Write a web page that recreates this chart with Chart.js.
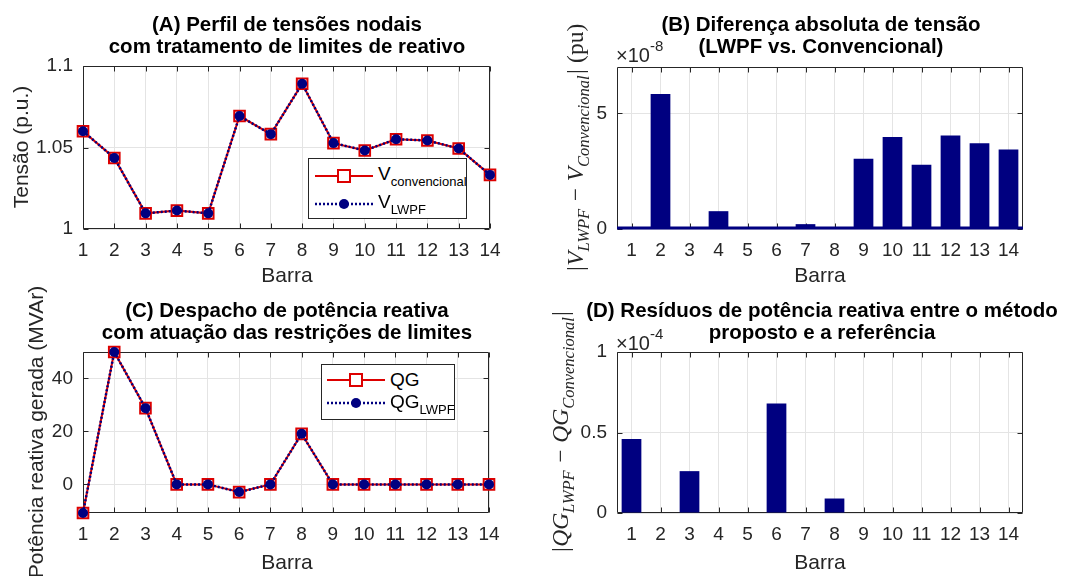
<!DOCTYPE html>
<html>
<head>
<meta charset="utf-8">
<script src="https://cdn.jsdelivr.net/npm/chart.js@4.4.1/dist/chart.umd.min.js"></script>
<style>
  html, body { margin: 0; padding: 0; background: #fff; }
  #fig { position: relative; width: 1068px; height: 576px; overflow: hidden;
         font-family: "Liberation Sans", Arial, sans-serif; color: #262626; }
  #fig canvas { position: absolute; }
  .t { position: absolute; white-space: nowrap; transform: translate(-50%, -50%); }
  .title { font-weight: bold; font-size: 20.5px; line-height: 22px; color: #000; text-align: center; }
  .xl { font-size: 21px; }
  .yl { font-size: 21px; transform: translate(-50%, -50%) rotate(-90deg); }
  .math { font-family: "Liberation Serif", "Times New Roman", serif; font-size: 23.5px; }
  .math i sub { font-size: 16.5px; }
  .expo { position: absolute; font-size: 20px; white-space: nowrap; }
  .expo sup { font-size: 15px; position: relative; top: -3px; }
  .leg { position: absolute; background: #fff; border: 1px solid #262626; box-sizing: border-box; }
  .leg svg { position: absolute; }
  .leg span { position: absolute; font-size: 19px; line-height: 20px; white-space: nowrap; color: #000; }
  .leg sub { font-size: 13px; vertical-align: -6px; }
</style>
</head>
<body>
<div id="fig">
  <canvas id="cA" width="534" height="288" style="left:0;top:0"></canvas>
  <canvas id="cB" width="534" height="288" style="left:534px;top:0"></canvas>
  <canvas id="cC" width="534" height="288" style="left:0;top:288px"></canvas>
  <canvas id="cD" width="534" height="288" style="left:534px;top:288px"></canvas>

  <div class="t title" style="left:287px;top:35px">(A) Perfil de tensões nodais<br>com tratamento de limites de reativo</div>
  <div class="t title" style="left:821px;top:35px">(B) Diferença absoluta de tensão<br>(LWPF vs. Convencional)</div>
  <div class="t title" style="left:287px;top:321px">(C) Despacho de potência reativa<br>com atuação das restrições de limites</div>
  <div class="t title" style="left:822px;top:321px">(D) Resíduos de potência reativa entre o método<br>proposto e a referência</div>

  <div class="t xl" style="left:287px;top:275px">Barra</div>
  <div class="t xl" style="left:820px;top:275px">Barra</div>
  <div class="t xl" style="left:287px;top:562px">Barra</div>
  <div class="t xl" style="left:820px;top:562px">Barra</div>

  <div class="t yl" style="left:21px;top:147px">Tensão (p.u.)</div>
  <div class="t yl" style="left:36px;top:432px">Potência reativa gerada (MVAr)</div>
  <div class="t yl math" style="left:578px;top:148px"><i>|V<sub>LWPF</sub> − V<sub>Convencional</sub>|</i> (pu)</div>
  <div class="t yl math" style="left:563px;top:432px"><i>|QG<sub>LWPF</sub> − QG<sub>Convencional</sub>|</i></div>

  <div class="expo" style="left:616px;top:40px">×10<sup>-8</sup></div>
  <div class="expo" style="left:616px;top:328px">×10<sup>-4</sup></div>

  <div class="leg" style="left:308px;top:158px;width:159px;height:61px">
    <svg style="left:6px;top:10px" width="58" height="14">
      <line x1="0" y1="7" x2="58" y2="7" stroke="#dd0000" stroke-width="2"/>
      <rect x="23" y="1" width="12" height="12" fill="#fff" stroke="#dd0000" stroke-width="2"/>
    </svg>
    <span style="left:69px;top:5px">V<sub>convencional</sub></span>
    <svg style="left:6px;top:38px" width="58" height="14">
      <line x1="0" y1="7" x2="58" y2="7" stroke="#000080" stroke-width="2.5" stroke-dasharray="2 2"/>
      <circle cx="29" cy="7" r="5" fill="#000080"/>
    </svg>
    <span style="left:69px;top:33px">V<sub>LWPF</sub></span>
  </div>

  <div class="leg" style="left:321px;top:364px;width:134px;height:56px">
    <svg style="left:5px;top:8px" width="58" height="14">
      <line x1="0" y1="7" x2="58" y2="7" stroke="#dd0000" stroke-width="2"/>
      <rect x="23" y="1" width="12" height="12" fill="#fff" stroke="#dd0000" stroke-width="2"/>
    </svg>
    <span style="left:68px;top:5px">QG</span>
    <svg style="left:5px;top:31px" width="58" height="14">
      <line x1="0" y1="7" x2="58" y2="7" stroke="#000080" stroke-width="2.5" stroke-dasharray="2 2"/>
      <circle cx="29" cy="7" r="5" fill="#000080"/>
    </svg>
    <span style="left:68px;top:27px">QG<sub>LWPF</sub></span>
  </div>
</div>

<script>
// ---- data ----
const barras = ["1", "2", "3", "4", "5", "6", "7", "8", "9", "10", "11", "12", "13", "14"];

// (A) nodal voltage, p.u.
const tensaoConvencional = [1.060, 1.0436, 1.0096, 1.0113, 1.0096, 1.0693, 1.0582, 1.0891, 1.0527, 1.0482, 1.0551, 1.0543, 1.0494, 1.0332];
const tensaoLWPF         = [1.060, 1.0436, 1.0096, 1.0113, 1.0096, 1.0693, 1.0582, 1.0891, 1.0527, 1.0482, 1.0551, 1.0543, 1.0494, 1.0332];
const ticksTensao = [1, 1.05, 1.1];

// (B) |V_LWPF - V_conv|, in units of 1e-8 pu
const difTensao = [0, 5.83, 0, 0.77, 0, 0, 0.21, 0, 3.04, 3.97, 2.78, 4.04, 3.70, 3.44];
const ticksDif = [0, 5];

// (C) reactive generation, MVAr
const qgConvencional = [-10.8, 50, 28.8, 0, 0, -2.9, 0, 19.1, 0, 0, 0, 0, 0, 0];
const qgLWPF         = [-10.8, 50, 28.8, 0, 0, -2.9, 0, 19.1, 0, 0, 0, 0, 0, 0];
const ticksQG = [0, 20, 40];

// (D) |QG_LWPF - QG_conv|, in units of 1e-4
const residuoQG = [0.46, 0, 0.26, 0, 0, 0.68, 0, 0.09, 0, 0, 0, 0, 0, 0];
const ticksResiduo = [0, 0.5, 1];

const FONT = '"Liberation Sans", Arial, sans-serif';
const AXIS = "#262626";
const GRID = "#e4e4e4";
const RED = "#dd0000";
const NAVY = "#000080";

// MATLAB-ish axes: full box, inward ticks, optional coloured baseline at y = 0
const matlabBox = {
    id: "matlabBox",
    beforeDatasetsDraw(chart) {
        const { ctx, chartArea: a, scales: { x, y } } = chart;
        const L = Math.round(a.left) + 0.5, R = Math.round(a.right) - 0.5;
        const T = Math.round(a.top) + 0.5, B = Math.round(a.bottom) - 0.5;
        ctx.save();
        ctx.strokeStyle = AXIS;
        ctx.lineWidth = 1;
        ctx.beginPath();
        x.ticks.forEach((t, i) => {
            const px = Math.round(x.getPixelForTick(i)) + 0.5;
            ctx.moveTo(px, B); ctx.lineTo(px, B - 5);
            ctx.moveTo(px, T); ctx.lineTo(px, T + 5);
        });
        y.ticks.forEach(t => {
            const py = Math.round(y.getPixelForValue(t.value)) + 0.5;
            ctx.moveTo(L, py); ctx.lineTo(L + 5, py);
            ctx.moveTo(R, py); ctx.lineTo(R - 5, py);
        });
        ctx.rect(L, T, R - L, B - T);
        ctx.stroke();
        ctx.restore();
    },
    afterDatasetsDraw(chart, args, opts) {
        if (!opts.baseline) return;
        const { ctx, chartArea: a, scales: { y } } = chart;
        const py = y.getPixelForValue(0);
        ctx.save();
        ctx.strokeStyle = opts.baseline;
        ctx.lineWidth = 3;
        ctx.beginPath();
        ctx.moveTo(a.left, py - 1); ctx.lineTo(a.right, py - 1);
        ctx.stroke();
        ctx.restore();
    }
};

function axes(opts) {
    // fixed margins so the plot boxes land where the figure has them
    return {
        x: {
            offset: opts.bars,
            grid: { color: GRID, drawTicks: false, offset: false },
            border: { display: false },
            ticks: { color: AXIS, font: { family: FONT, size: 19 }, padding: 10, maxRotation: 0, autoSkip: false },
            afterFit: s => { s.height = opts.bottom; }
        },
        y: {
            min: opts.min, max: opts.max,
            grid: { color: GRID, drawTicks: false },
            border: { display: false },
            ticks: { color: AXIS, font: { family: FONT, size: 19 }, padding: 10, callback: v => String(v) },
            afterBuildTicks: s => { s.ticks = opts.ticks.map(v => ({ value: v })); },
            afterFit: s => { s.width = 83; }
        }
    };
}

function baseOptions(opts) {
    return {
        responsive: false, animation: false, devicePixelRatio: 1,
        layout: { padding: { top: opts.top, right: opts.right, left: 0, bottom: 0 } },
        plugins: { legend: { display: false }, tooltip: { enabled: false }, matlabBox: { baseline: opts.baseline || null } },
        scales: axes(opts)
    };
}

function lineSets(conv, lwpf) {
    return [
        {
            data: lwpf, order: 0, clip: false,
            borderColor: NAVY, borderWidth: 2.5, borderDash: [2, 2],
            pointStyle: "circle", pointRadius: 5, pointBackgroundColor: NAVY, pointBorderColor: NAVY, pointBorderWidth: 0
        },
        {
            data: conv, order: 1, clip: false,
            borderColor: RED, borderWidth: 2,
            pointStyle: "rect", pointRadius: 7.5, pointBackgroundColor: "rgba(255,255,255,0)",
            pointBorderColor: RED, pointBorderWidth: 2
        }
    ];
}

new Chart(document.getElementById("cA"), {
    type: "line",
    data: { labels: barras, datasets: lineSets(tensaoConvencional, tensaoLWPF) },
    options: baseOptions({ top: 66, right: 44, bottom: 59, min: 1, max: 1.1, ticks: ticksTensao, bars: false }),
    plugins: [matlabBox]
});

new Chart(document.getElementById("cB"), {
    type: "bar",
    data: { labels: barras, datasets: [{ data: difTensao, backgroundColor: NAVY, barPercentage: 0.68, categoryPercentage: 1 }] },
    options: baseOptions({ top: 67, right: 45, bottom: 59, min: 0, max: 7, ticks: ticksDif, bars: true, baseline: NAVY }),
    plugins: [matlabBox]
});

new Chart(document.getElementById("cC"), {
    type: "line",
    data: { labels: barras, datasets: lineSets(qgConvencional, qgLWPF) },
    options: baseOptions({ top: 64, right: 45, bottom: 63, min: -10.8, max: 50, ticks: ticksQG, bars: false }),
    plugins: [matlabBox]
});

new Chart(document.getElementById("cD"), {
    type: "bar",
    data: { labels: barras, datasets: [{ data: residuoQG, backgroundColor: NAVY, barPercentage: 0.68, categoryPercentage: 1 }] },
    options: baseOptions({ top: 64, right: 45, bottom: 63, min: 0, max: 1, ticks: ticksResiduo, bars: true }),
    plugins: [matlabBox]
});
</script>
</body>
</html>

+ + + + +

* _Task description_:
Repeat only the lines from the beginning of the material through the line containing "e a referência</div>", both ends kept, leaving pictures out.

* _Complete output_:
Write a web page that recreates this chart with Chart.js.
<!DOCTYPE html>
<html>
<head>
<meta charset="utf-8">
<script src="https://cdn.jsdelivr.net/npm/chart.js@4.4.1/dist/chart.umd.min.js"></script>
<style>
  html, body { margin: 0; padding: 0; background: #fff; }
  #fig { position: relative; width: 1068px; height: 576px; overflow: hidden;
         font-family: "Liberation Sans", Arial, sans-serif; color: #262626; }
  #fig canvas { position: absolute; }
  .t { position: absolute; white-space: nowrap; transform: translate(-50%, -50%); }
  .title { font-weight: bold; font-size: 20.5px; line-height: 22px; color: #000; text-align: center; }
  .xl { font-size: 21px; }
  .yl { font-size: 21px; transform: translate(-50%, -50%) rotate(-90deg); }
  .math { font-family: "Liberation Serif", "Times New Roman", serif; font-size: 23.5px; }
  .math i sub { font-size: 16.5px; }
  .expo { position: absolute; font-size: 20px; white-space: nowrap; }
  .expo sup { font-size: 15px; position: relative; top: -3px; }
  .leg { position: absolute; background: #fff; border: 1px solid #262626; box-sizing: border-box; }
  .leg svg { position: absolute; }
  .leg span { position: absolute; font-size: 19px; line-height: 20px; white-space: nowrap; color: #000; }
  .leg sub { font-size: 13px; vertical-align: -6px; }
</style>
</head>
<body>
<div id="fig">
  <canvas id="cA" width="534" height="288" style="left:0;top:0"></canvas>
  <canvas id="cB" width="534" height="288" style="left:534px;top:0"></canvas>
  <canvas id="cC" width="534" height="288" style="left:0;top:288px"></canvas>
  <canvas id="cD" width="534" height="288" style="left:534px;top:288px"></canvas>

  <div class="t title" style="left:287px;top:35px">(A) Perfil de tensões nodais<br>com tratamento de limites de reativo</div>
  <div class="t title" style="left:821px;top:35px">(B) Diferença absoluta de tensão<br>(LWPF vs. Convencional)</div>
  <div class="t title" style="left:287px;top:321px">(C) Despacho de potência reativa<br>com atuação das restrições de limites</div>
  <div class="t title" style="left:822px;top:321px">(D) Resíduos de potência reativa entre o método<br>proposto e a referência</div>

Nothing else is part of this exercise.